司北冷着脸挡在徐周氏的面前,同时目似寒光般的瞥了徐妙然一眼,这女人还真是不作不死啊。
他有些后悔刚刚在松鹤院里,怎么就没一剑捅了她。真要捅了她,也就不会有这么多的麻烦了。
“放肆!你是哪来的野男人,徐昭宁她还真是狐媚的很呢,不但钩着司郡王,还勾着个素未谋面的,眼前还有你这样的狗奴才护着。呵,以往倒是我小看了她。”
“听说老夫人卧床静养了不少的时日,但是现在看来,老夫人养的只是身子,并没有养脑子。
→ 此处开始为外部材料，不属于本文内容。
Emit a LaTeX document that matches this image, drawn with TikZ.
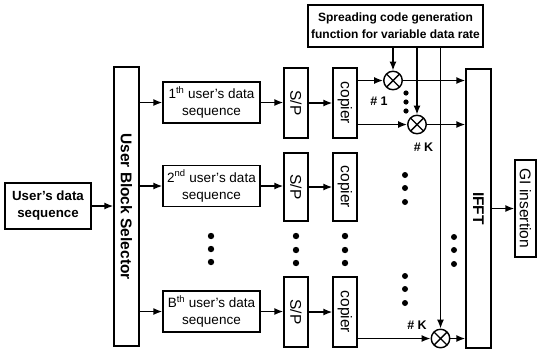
\documentclass[tikz,border=0pt]{standalone}
\usepackage{fontspec}
\setmainfont{Liberation Sans}
\usetikzlibrary{arrows.meta}

\begin{document}
\begin{tikzpicture}[x=1pt, y=-1pt, line width=1.4pt,
  blk/.style={draw, inner sep=0pt, align=center},
  txt/.style={font=\fontsize{13.5}{17}\selectfont},
  btxt/.style={font=\bfseries\fontsize{13.3}{17}\selectfont},
  vtxt/.style={font=\fontsize{15.5}{18}\selectfont},
  vbtxt/.style={font=\bfseries\fontsize{15.5}{18}\selectfont},
  tag/.style={font=\bfseries\fontsize{12.5}{14}\selectfont, inner sep=0pt},
  arr/.style={-{Latex[length=9pt,width=7pt]}},
  mult/.style={circle, draw, minimum size=18.5pt, inner sep=0pt,
    path picture={\draw (path picture bounding box.north west) -- (path picture bounding box.south east)
                        (path picture bounding box.north east) -- (path picture bounding box.south west);}}]

\useasboundingbox (0,0) rectangle (537,349);

% input and block selector
\node[blk, btxt, minimum width=86pt, minimum height=46pt] (inSeq) at ( 48.0,206.0) {User's data\\sequence};
\node[blk, vbtxt, minimum width=25pt, minimum height=279pt] (sel) at (126.5,206.5) {\rotatebox{-90}{User Block Selector}};

% user data sequences
\node[blk, txt, minimum width=97pt, minimum height=41pt] (u1) at (211.5,102.5) {1\textsuperscript{th} user's data\\sequence};
\node[blk, txt, minimum width=97pt, minimum height=41pt] (u2) at (211.5,186.0) {2\textsuperscript{nd} user's data\\sequence};
\node[blk, txt, minimum width=97pt, minimum height=41pt] (u3) at (211.5,311.5) {B\textsuperscript{th} user's data\\sequence};

% S/P and copier
\node[blk, vtxt, minimum width=24pt, minimum height=70pt] (sp1) at (296.0,103.0) {\rotatebox{-90}{S/P}};
\node[blk, vtxt, minimum width=24pt, minimum height=68pt] (sp2) at (296.0,187.0) {\rotatebox{-90}{S/P}};
\node[blk, vtxt, minimum width=24pt, minimum height=70pt] (sp3) at (296.0,312.0) {\rotatebox{-90}{S/P}};
\node[blk, vtxt, minimum width=24pt, minimum height=70pt] (cp1) at (345.0,103.0) {\rotatebox{-90}{copier}};
\node[blk, vtxt, minimum width=24pt, minimum height=68pt] (cp2) at (345.0,187.0) {\rotatebox{-90}{copier}};
\node[blk, vtxt, minimum width=24pt, minimum height=70pt] (cp3) at (345.0,312.0) {\rotatebox{-90}{copier}};

% spreading code generator and multipliers
\node[blk, font=\bfseries\fontsize{12}{17}\selectfont, minimum width=175pt, minimum height=42pt] (gen) at (395.5,26.0)
  {Spreading code generation\\function for variable data rate};
\node[mult] (m1) at (393.0, 80.5) {};
\node[mult] (mK) at (417.0,124.5) {};
\node[mult] (mB) at (440.5,338.5) {};
\node[tag] (t1) at (379.0,101.0) {\# 1};
\node[tag] (tK) at (423.5,147.0) {\# K};
\node[tag] (tB) at (417.0,325.0) {\# K};

% IFFT and GI insertion
\node[blk, vbtxt, minimum width=25pt, minimum height=279pt] (ifft) at (478.5,208.5) {\rotatebox{-90}{IFFT}};
\node[blk, vtxt, minimum width=21pt, minimum height=97pt] (gi) at (525.5,208.5) {\rotatebox{-90}{GI insertion}};

% connectors
\draw[arr] (inSeq.east) -- (inSeq -| sel.west);
\draw[arr] (sel.east |- u1) -- (u1.west);
\draw[arr] (sel.east |- u2) -- (u2.west);
\draw[arr] (sel.east |- u3) -- (u3.west);
\draw[arr] (u1.east) -- (u1 -| sp1.west);
\draw[arr] (u2.east) -- (u2 -| sp2.west);
\draw[arr] (u3.east) -- (u3 -| sp3.west);
\draw[arr] (sp1.east) -- (cp1.west);
\draw[arr] (sp2.east) -- (cp2.west);
\draw[arr] (sp3.east) -- (cp3.west);
\draw[arr] (cp1.east |- m1) -- (m1.west);
\draw[arr] (cp1.east |- mK) -- (mK.west);
\draw[arr] (cp3.east |- mB) -- (mB.west);
\draw[arr] (gen.south -| m1) -- (m1.north);
\draw[arr] (gen.south -| mK) -- (mK.north);
\draw[arr] (gen.south -| mB) -- (mB.north);
\draw[arr] (m1.east) -- (m1 -| ifft.west);
\draw[arr] (mK.east) -- (mK -| ifft.west);
\draw[arr] (mB.east) -- (mB -| ifft.west);
\draw[arr] (ifft.east |- gi) -- (gi.west);

% dots
\fill (211,236) circle (3.2pt) (211,249) circle (3.2pt) (211,262) circle (3.2pt);
\fill (296,236) circle (3.2pt) (296,250) circle (3.2pt) (296,263) circle (3.2pt);
\fill (345,236) circle (3.2pt) (345,250) circle (3.2pt) (345,263) circle (3.2pt);
\fill (406, 93) circle (2.6pt) (406,102) circle (2.6pt) (406,111) circle (2.6pt);
\fill (405,175) circle (3.0pt) (405,188) circle (3.0pt) (405,202) circle (3.0pt);
\fill (405,276) circle (3.0pt) (405,289) circle (3.0pt) (405,303) circle (3.0pt);
\fill (454,237) circle (3.0pt) (454,250) circle (3.0pt) (454,264) circle (3.0pt);

\end{tikzpicture}
\end{document}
”
司北冷下脸来,眼里的不屑一闪而过,这老虔婆跟司府那个还真是同出一脉啊,也难怪小姐过去被欺负的那么可怜。
“好大的胆子,护院将他给我扔出去!”徐周氏被司北的话给气的不轻,吆喝着身后浩浩荡荡的护院要来扔司北。
“司北你是吃干饭的不成,将人全部给我扔出去!”
屋里的徐昭宁突然出声,煞气也随着她的话全部倾泄了出去,只是这话刚落音,便听到她紧接着又低咒了一声,“该死!”
“小姐?”司北心肝一颤,就怕是自家王爷那里情况不妙。
“迅速清场!”徐昭宁语速极快,司北回头看便见屋子里徐昭宁身形迅速移动,然后便是笛声又起。
司北暗骂娘,猜测着极有可能是徐周氏的这么一闹,惊动了好不容易安抚下的蛊虫,所以小姐才会那么生气。
“徐昭宁你这个下贱胚子,你还敢……”徐周氏听到徐昭宁的赶人的话,气的破口大骂,只是话只说了一半,便被司北直接动手敲晕。
她领来的那些护院,则是直接被无数条从暗中飞出来的黑影给一招拿下。徐妙然傻傻的站在原地,没想到徐周氏和护院们竟会如此的不堪一击。